確定給付の退職給付債務(タイにおいては定年退職予定者の解雇補償金もこれに該当するとされています)の認識が論点の一つとなっているようです。当基準では、これを「最善の見積もり」によって認識することとされています。
第312項ではまた、企業が従業員給付に関する引当金の認識にあたり、フル版・TAS第19号「従業員給付」の選択適用も可能としています(この場合、企業は従業員給付に関する全ての項目についてこれに従う必要があります)。
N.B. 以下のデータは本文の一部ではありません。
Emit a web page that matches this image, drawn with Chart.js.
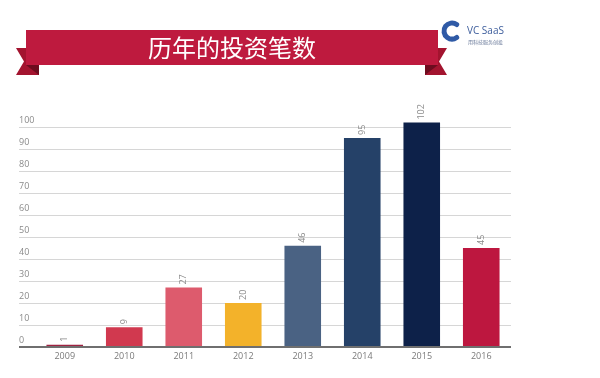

フル版のほうを適用した場合、確定給付の退職給付債務は、数理計算上の過程を使用して計算(通常は、年金数理人等に依頼して計算)する必要があります。
従業員の退職後給付に対する引当金の理解のための例示 全文概説はマザーブレイン2015年9月号に掲載
第17章 「後発事象」 内容概説はマザーブレイン2011年11月号に掲載
フル版・TAS第10号「後発事象」との大きな違いはありません。
第18章 「収益」 内容概説はマザーブレイン2011年11月号に掲載
フル版・TAS第18号「収益」との大きな違いはありませんが、この後の第19章において「不動産販売収益の認識」について別途記述がさなれています。
第19章 「不動産販売収益の認識」 内容概説はマザーブレイン2011年12月号に掲載
不動産販売(「土地の販売」「建物付土地の販売」「コンドミニアムの販売」の3種類)の収益認識基準について記述がなされています。
一定の条件(判断基準)が満たされれば、「工事完成基準」のほかに「工事進行基準」、「割賦基準」の選択適用が可能とされています。
第20章 「工事契約」 内容概説はマザーブレイン2011年12月号に掲載
フル版・TAS第11号「工事契約」との大きな違いはありません。
第21章 「外国為替レート変動の影響」 内容概説はマザーブレイン2011年12月号に掲載
フル版・TAS第21号「外国為替レート変動の影響」との大きな違いは、「機能通貨」の概念が適用されていない点です。フル版では「機能通貨(企業が営業を営む主たる経済環境における通貨)」の考え方に基づき、機能通貨以外で行われる取引を外貨建取引としていますが、当基準では外国通貨を「タイバーツ以外の通貨」と定義し、タイバーツ以外の機能通貨を想定していません。
また細かいところでは、当基準の第389項で以下が明記されています。
・外貨建貨幣性資産項目は、買相場を用いて換算しなければならない。
・外貨建貨幣性負債項目は、売相場を用いて換算しなければならない。
第22章 「発効日」
当基準の発効日は2011年1月1日以降開始の事業年度からとされています。